Quick answer
AI voice editing for word-level audio fixes
AI voice editing changes the production loop: fix the line that changed, keep the voice that already worked, and avoid rebuilding the entire recording.
What to edit
The best candidates are short replacements: product names, character names, dates, terminology, call-to-action lines, or a sentence that legal review changed late.
- Keep replacement spans short when you need the highest continuity.
- Write the new phrase in the same language and style as the source track.
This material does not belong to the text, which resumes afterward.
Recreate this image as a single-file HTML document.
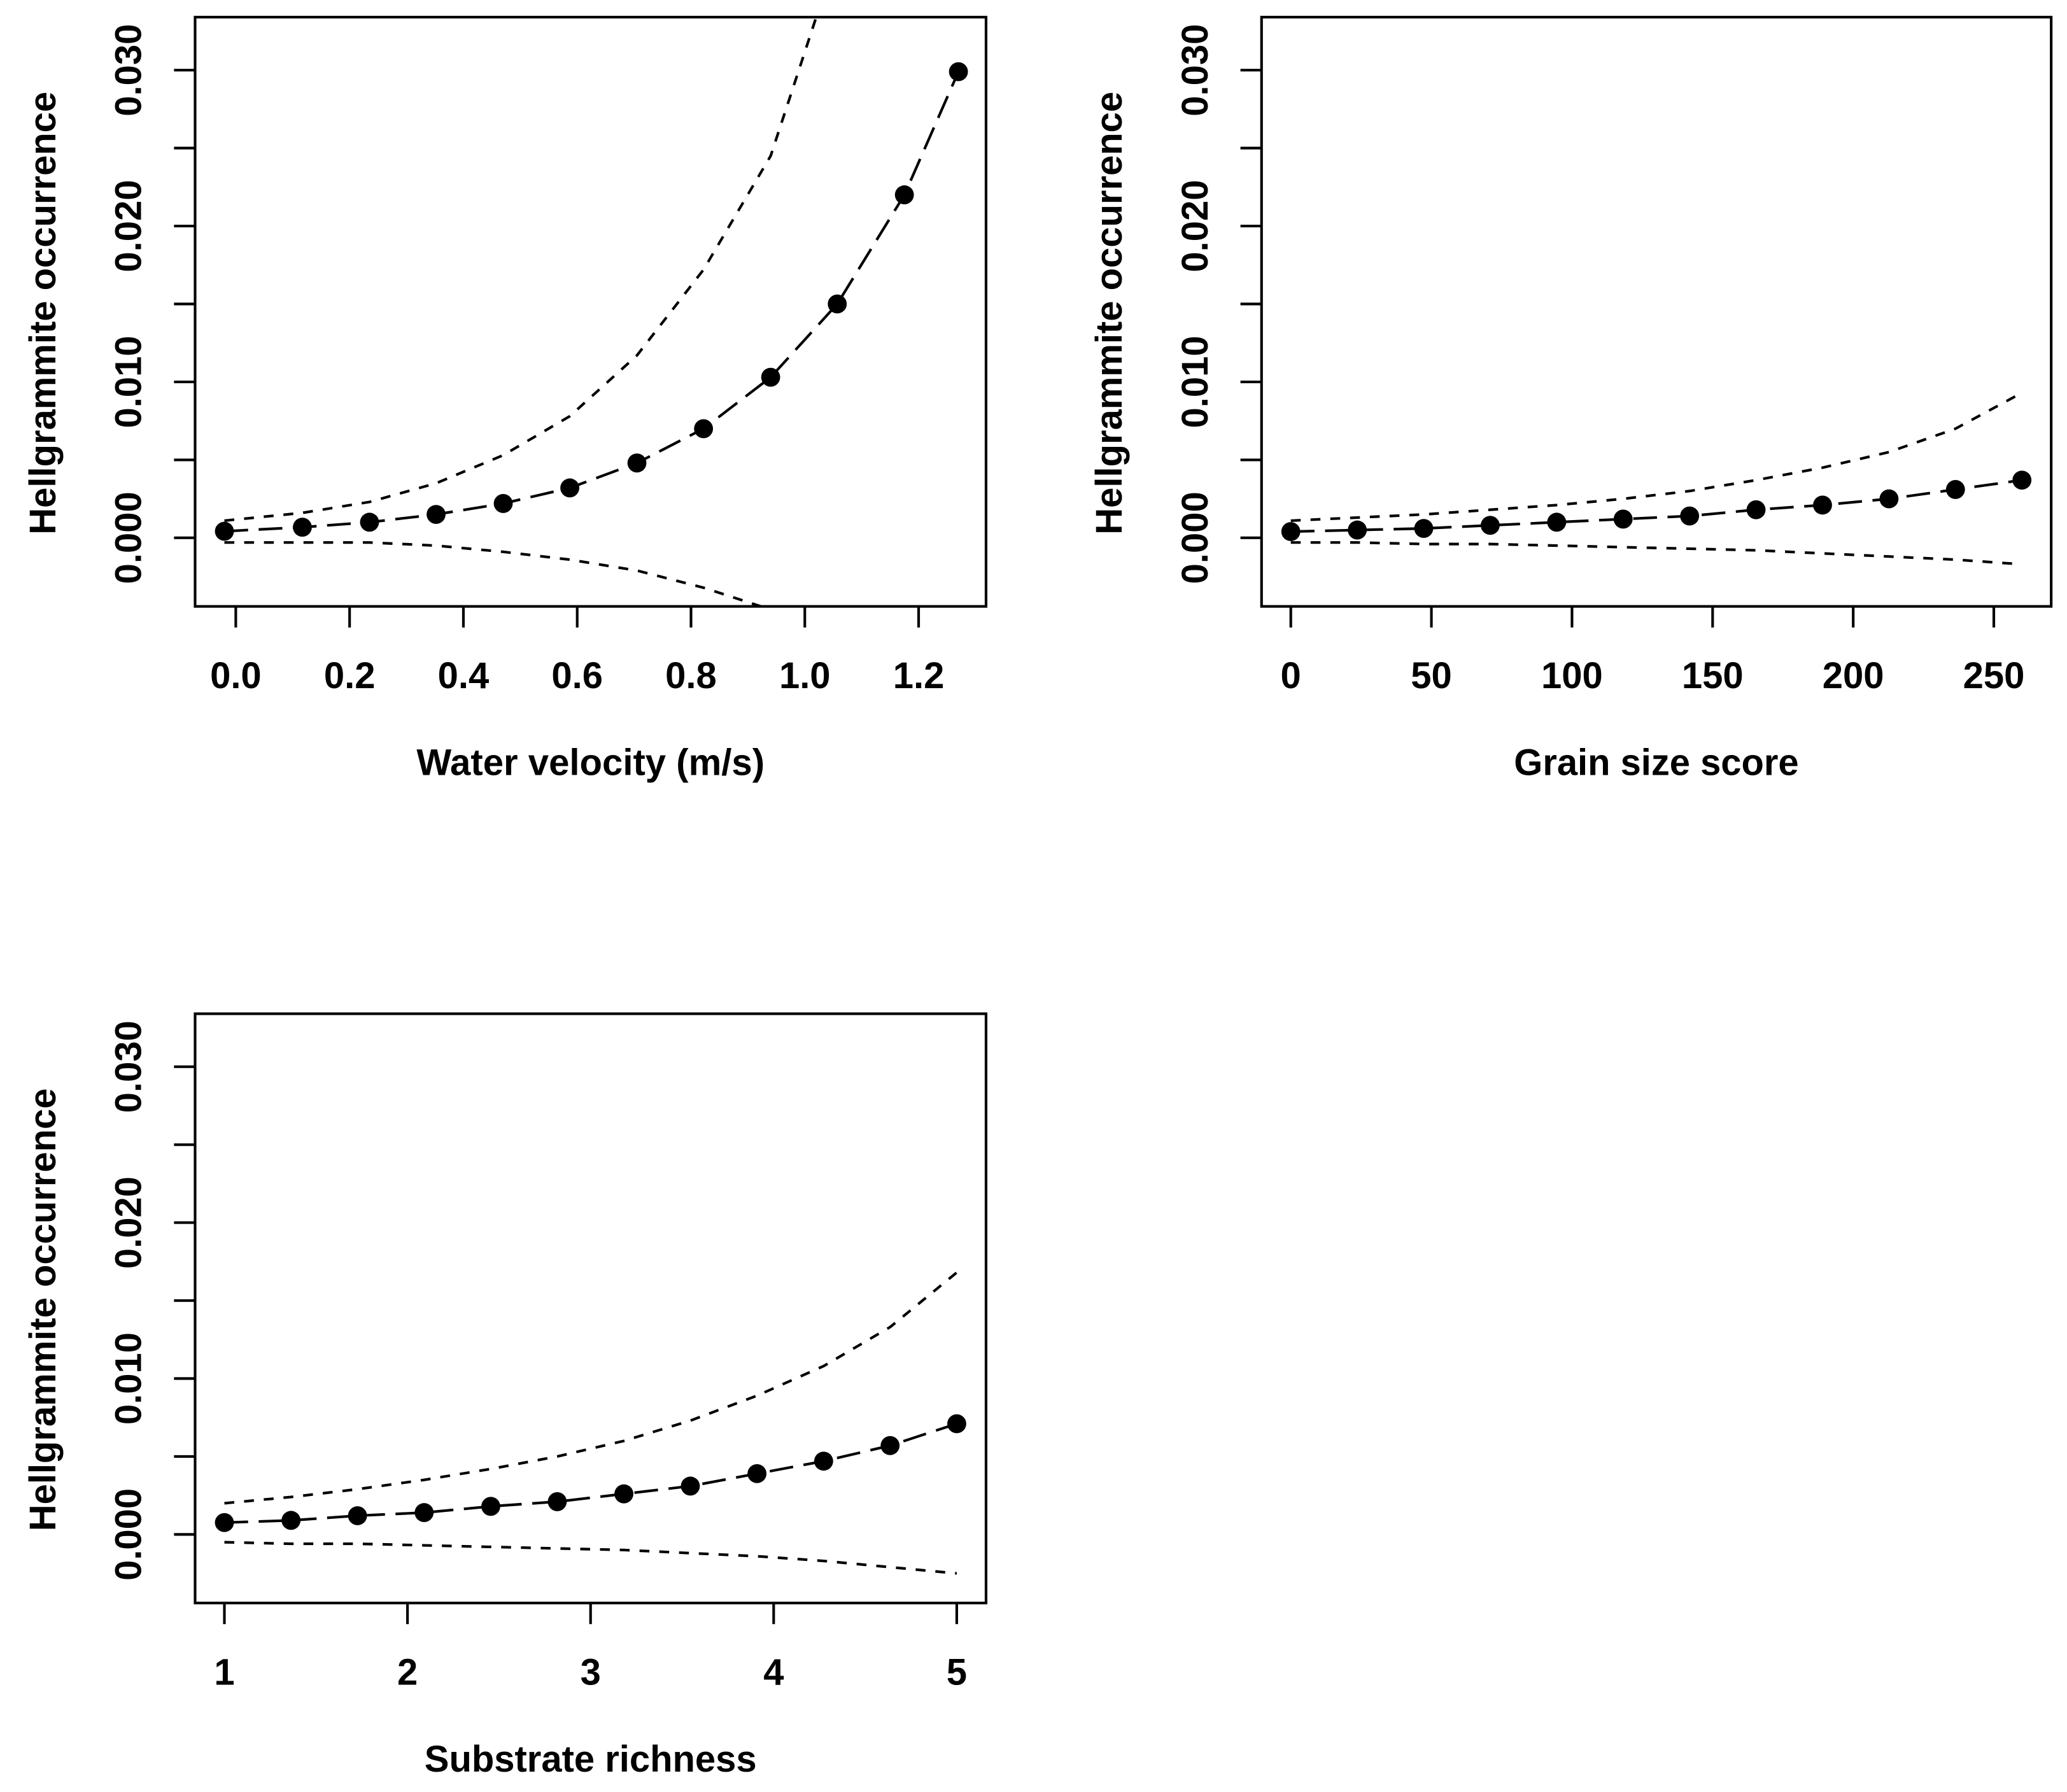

- Review breath timing and background noise after each edit.
Why local editing matters
Traditional text-to-speech often regenerates a full line or paragraph. Local editing aims to preserve the useful parts of the original audio while only replacing the targeted speech span.
- Fewer rerecording sessions for audiobooks and courses.
- Faster ad copy revisions when a campaign changes.
- Cleaner timeline control for short drama and video dubbing teams.
Quality checklist
A good edit should sound boring in the best way: no obvious cut, no voice change, no rhythm jump, and no mismatch between the new phrase and the surrounding sentence.
- Compare the edit with headphones and speakers.
- Check consonants at the edit boundary.
- Export a before-and-after version for stakeholder review.
AI voice editing FAQ
Is AI voice editing the same as voice cloning?
No. Voice cloning focuses on reproducing a voice. AI voice editing focuses on changing a specific spoken segment while keeping the rest of the audio stable.
When should I rerecord instead of editing?
Rerecord when the emotion, pacing, or sentence structure changes across a long passage. Local editing is strongest for focused replacements.